Thursday morning's headlines
Mostly cloudy, with a high near 65. Forecast here.
Making headlines around the Northwest:
- UW graduation is Saturday and traffic will be tough
- Tacoma celebrates 100 years of roses
- Offbeat news: Geese on the interstate, dead weasel attack
- Gregoire ramps up efforts to keep Boeing line
UW graduates will be happy, drivers should avoid the area
Some 40,000 people are expected Husky Stadium Saturday for the annual day of graduation at the University of Washington. Seattle Department of Transportation is expecting heavy pedestrian and vehicle traffic surrounding the stadium between noon and 6 p.m. as well as congestion on I-5 and SR-520.
The U District Daily reports that at approximately 3:30 p.m., Seattle Police will set up traffic controls closing Montlake Boulevard between NE Pacific and NE 45th streets to through traffic to help move cars parked in the stadium lots out of the area after the ceremonies.
Traffic approaching the closure will be detoured around the area. This restriction, which is similar to traffic routing for Husky football games, will be in effect until approximately 5:30 p.m. Southbound traffic headed for the UW Hospital should take 15th Avenue NE to NE Pacific Street. Those traveling northbound to the hospital may travel across the Montlake Bridge and will turn left on NE Pacific Street.
SDOT has all the information for this event and others here.
Tacoma's love affair with the rose is 100 years strong
The News Tribune reports that in the early 1900s school kids started singing "Tacoma, the Rose of the West" to the throngs of visitors who flocked to the rose garden at Point Defiance Park and they've done it every year since.
Those who love the rose the most will celebrate the centennial of the Tacoma Rose Society this month. The group will hold a two-day celebration June 25 and 26, featuring its annual rose show, a salute to the organization's history and guided tours of the Gertrude E.V. Baker Memorial Rose Garden at MultiCare Medical Center in Tacoma.
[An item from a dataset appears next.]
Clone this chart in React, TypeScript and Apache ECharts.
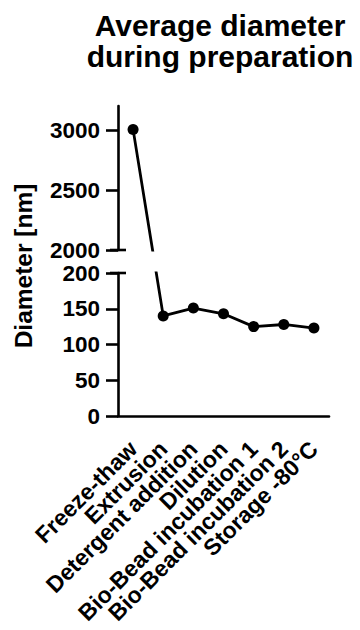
import React, { useEffect, useRef } from "react";
import * as echarts from "echarts";

// ---- data ----
const categories = [
  "Freeze-thaw",
  "Extrusion",
  "Detergent addition",
  "Dilution",
  "Bio-Bead incubation 1",
  "Bio-Bead incubation 2",
  "Storage -80°C",
];
const diameters = [3005, 140, 151, 143, 125, 128, 123];
const upperTicks = [2000, 2500, 3000];
const lowerTicks = [0, 50, 100, 150, 200];

// ---- layout ----
const FONT = "'Liberation Sans', Arial, Helvetica, sans-serif";
const LEFT = 118;
const PLOT_W = 211;
const UPPER_TOP = 106;
const UPPER_H = 144;
const LOWER_TOP = 273;
const LOWER_H = 143;
const UPPER_MIN = 2000;
const UPPER_MAX = 3200;
const LOWER_MIN = 0;
const LOWER_MAX = 200;
const GAP_PX = LOWER_TOP - (UPPER_TOP + UPPER_H);
const LOWER_PPU = LOWER_H / (LOWER_MAX - LOWER_MIN);
const UPPER_PPU = UPPER_H / (UPPER_MAX - UPPER_MIN);

// maps a real value onto the continuous (broken) display scale
const toDisplay = (v: number) =>
  v <= LOWER_MAX
    ? v
    : LOWER_MAX + GAP_PX / LOWER_PPU + ((v - UPPER_MIN) * UPPER_PPU) / LOWER_PPU;

const AXIS_W = 2.6;
const labelStyle = {
  color: "#000",
  fontFamily: FONT,
  fontWeight: "bold" as const,
  fontSize: 22.5,
};
const plain = (v: number) => String(v);

export default function App() {
  const ref = useRef<HTMLDivElement>(null);
  useEffect(() => {
    if (!ref.current) return;
    const chart = echarts.init(ref.current, undefined, { renderer: "svg" });
    const displayData = diameters.map(toDisplay);
    const lineSeries = {
      type: "line" as const,
      data: displayData,
      symbol: "circle",
      symbolSize: 11,
      clip: true,
      itemStyle: { color: "#000" },
      lineStyle: { color: "#000", width: 2.8 },
    };
    chart.setOption({
      animation: false,
      title: {
        text: "Average diameter\nduring preparation",
        left: 215,
        top: 5,
        textAlign: "center",
        textStyle: {
          color: "#000",
          fontFamily: FONT,
          fontWeight: "bold",
          fontSize: 30,
          lineHeight: 31,
        },
      },
      grid: [
        { left: LEFT, top: UPPER_TOP, width: PLOT_W, height: UPPER_H, outerBoundsMode: "none", containLabel: false },
        { left: LEFT, top: LOWER_TOP, width: PLOT_W, height: LOWER_H, outerBoundsMode: "none", containLabel: false },
      ],
      xAxis: [
        { gridIndex: 0, type: "category", data: categories, show: false },
        {
          gridIndex: 1,
          type: "category",
          data: categories,
          axisLine: { lineStyle: { color: "#000", width: AXIS_W } },
          axisTick: {
            alignWithLabel: true,
            length: 12,
            lineStyle: { color: "#000", width: AXIS_W },
          },
          axisLabel: { ...labelStyle, fontSize: 23, rotate: 45, interval: 0, margin: 29 },
        },
      ],
      yAxis: [
        {
          gridIndex: 0,
          type: "value",
          min: UPPER_MIN,
          max: UPPER_MAX,
          interval: 500,
          splitLine: { show: false },
          axisLine: { show: true, lineStyle: { color: "#000", width: AXIS_W } },
          axisTick: {
            show: true,
            length: 12,
            customValues: upperTicks,
            lineStyle: { color: "#000", width: AXIS_W },
          },
          axisLabel: { ...labelStyle, lineHeight: 18, margin: 18, customValues: upperTicks, formatter: plain },
        },
        {
          gridIndex: 1,
          type: "value",
          min: LOWER_MIN,
          max: LOWER_MAX,
          interval: 50,
          splitLine: { show: false },
          axisLine: { show: true, lineStyle: { color: "#000", width: AXIS_W } },
          axisTick: {
            show: true,
            length: 12,
            customValues: lowerTicks,
            lineStyle: { color: "#000", width: AXIS_W },
          },
          axisLabel: { ...labelStyle, lineHeight: 18, margin: 18, customValues: lowerTicks, formatter: plain },
        },
        {
          gridIndex: 0,
          type: "value",
          show: false,
          min: toDisplay(UPPER_MIN),
          max: toDisplay(UPPER_MAX),
          splitLine: { show: false },
        },
      ],
      series: [
        { ...lineSeries, xAxisIndex: 0, yAxisIndex: 2 },
        { ...lineSeries, xAxisIndex: 1, yAxisIndex: 1 },
      ],
      graphic: [
        {
          type: "line",
          shape: { x1: LEFT - 8, y1: UPPER_TOP + UPPER_H, x2: LEFT + 8, y2: UPPER_TOP + UPPER_H },
          style: { stroke: "#000", lineWidth: AXIS_W },
        },
        {
          type: "line",
          shape: { x1: LEFT - 8, y1: LOWER_TOP, x2: LEFT + 8, y2: LOWER_TOP },
          style: { stroke: "#000", lineWidth: AXIS_W },
        },
        {
          type: "text",
          x: 23,
          y: 266,
          rotation: Math.PI / 2,
          style: {
            text: "Diameter [nm]",
            fill: "#000",
            fontFamily: FONT,
            fontWeight: "bold",
            fontSize: 24.5,
            textAlign: "center",
            textVerticalAlign: "middle",
          },
        },
      ],
    });
    return () => chart.dispose();
  }, []);
  return (
    <div
      ref={ref}
      style={{ position: "fixed", left: 0, top: 0, width: 360, height: 630, background: "#fff" }}
    />
  );
}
Offbeat news: Interstate goslings, weasel attack
Seattle-bound commuters got some unexpected company when a Canada goose and her goslings decided to walk across a section of highway that links the city to its suburbs. State troopers in three cruisers escorted the flock to an off-ramp after motorists became concerned about the geese's safety during the Wednesday morning rush hour. The BBC got a kick out of the "chaos" and posted the below video which quickly rose to the top of their most watched list.
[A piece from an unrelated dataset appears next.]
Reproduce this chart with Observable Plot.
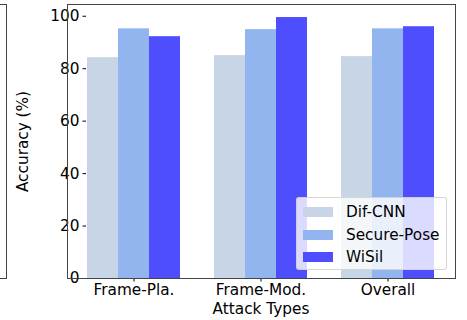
<!DOCTYPE html>
<html>
<head>
<meta charset="utf-8">
<script src="https://cdn.jsdelivr.net/npm/d3@7"></script>
<script src="https://cdn.jsdelivr.net/npm/@observablehq/plot@0.6"></script>
<style>
  html, body { margin: 0; padding: 0; background: #fff; }
  #wrap { position: relative; width: 467px; height: 320px; overflow: hidden; font-family: "DejaVu Sans", sans-serif; }
  #chart svg { font-size: 15.3px !important; font-family: "DejaVu Sans", sans-serif !important; }
  #prev { position: absolute; left: -20px; top: 4px; width: 25px; height: 273px; border: 1.3px solid #444; }
  #axesbox { position: absolute; left: 67px; top: 4px; width: 387px; height: 273px; border: 1.3px solid #444; pointer-events: none; }
  #legend { position: absolute; left: 296px; top: 197px; width: 151px; height: 73px; box-sizing: border-box;
            background: rgba(255,255,255,0.8); border: 1px solid rgba(204,204,204,0.8); border-radius: 3px;
            padding: 3px 0 0 6px; font-size: 15.3px; color: #000; }
  .item { display: flex; align-items: center; height: 22.5px; }
  .sw { width: 30px; height: 10px; margin-right: 13px; }
</style>
</head>
<body>
<div id="wrap">
  <div id="chart"></div>
  <div id="prev"></div>
  <div id="axesbox"></div>
  <div id="legend"></div>
</div>
<script>
// Attack types along the x axis and the three methods compared
const groups = ["Frame-Pla.", "Frame-Mod.", "Overall"];
const series = ["Dif-CNN", "Secure-Pose", "WiSil"];
const colors = ["#c8d5e6", "#92b5f0", "#4e4eff"];

// Accuracy (%) per method, in the order of `groups`
const difCNN = [84.2, 85.0, 84.6];
const securePose = [95.2, 94.9, 95.2];
const wiSil = [92.2, 99.5, 96.0];

const yTicks = [0, 20, 40, 60, 80, 100];

const values = [difCNN, securePose, wiSil];
const rows = [];
series.forEach((s, i) => groups.forEach((g, j) => rows.push({group: g, method: s, value: values[i][j]})));

const yMax = d3.max(rows, d => d.value) * 1.05;

const chart = Plot.plot({
  width: 467,
  height: 320,
  marginLeft: 67,
  marginRight: 13,
  marginTop: 4,
  marginBottom: 42,
  style: "font-family: 'DejaVu Sans', sans-serif; font-size: 15.3px; color: #000; background: transparent;",
  fx: {
    domain: groups,
    paddingInner: 0.25,
    paddingOuter: 0.137,
    axis: "bottom",
    tickSize: 3.5,
    tickPadding: 2.5,
    label: "Attack Types",
    labelAnchor: "center",
    labelArrow: false,
    labelOffset: 35
  },
  x: {domain: series, padding: 0, axis: null},
  y: {
    domain: [0, yMax],
    ticks: yTicks,
    tickSize: 3.5,
    tickPadding: 3.5,
    label: "Accuracy (%)",
    labelAnchor: "center",
    labelArrow: false,
    labelOffset: 69
  },
  color: {domain: series, range: colors},
  marks: [
    Plot.barY(rows, {fx: "group", x: "method", y: "value", fill: "method", inset: 0})
  ]
});
document.getElementById("chart").appendChild(chart);

// Legend
const legend = document.getElementById("legend");
series.forEach((s, i) => {
  const item = document.createElement("div");
  item.className = "item";
  const sw = document.createElement("div");
  sw.className = "sw";
  sw.style.background = colors[i];
  const t = document.createElement("span");
  t.textContent = s;
  item.appendChild(sw);
  item.appendChild(t);
  legend.appendChild(item);
});
</script>
</body>
</html>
Police say a man was carrying a dead weasel when he burst into an apartment and assaulted a man in Washington state. The victim asked, “Why are you carrying a weasel?” Police said the attacker answered, "It's not a weasel, it's a marten," then punched him in the nose and fled. The attacker was apparently looking for his girlfriend and had gone to her former boyfriend's apartment Monday where the victim was a guest. He left the weasel behind.
After the latest attack by a pack of wild dogs killed a 350-pound llama at Deer Park, the Stevens County sheriff's office is warning residents in the southern part of the county to protect their animals and families. Deputy Keith Cochran told a local television station they are concerned because the dogs are cruel and bloodthirsty and killing for fun. Since the end of March, there have been at least 15 attacks that have killed more than 100 animals.
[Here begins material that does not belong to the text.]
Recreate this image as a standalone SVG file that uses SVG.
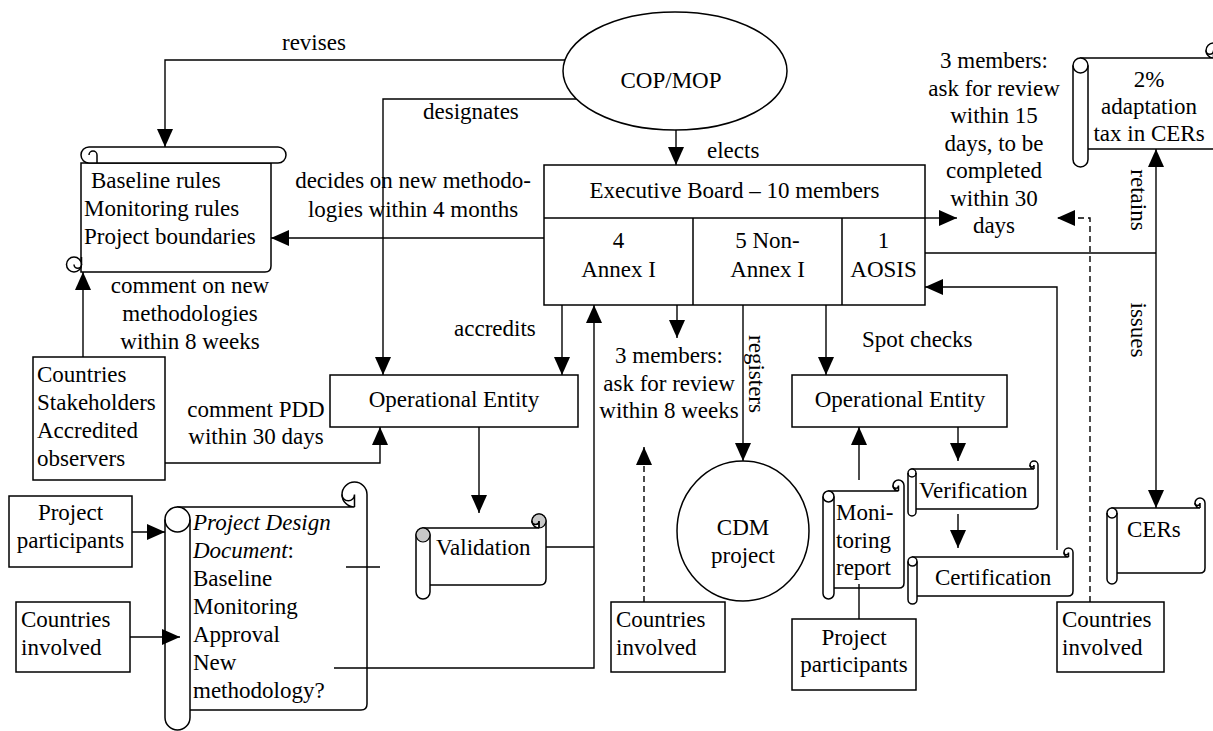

Gregoire creates team to keep Boeing 737 line
Gov. Chris Gregoire has announced the creation of a team that will begin working to keep Boeing's 737 manufacturing line in the state. Gregoire says the aerospace giant is due to announce later this year whether to put a new engine on the 737, or make an all-new plane that would be sold around the end of this decade.
The Democratic governor says that she wants the state to be ready to make the bid necessary to keep the 737 here and is dubbing the efforts "Project Pegasus."
Greogire says that the state has already taken steps to address Boeing's concerns, including making changes to the state's workers compensation system, a priority for the Chicago-based company during this past legislative session.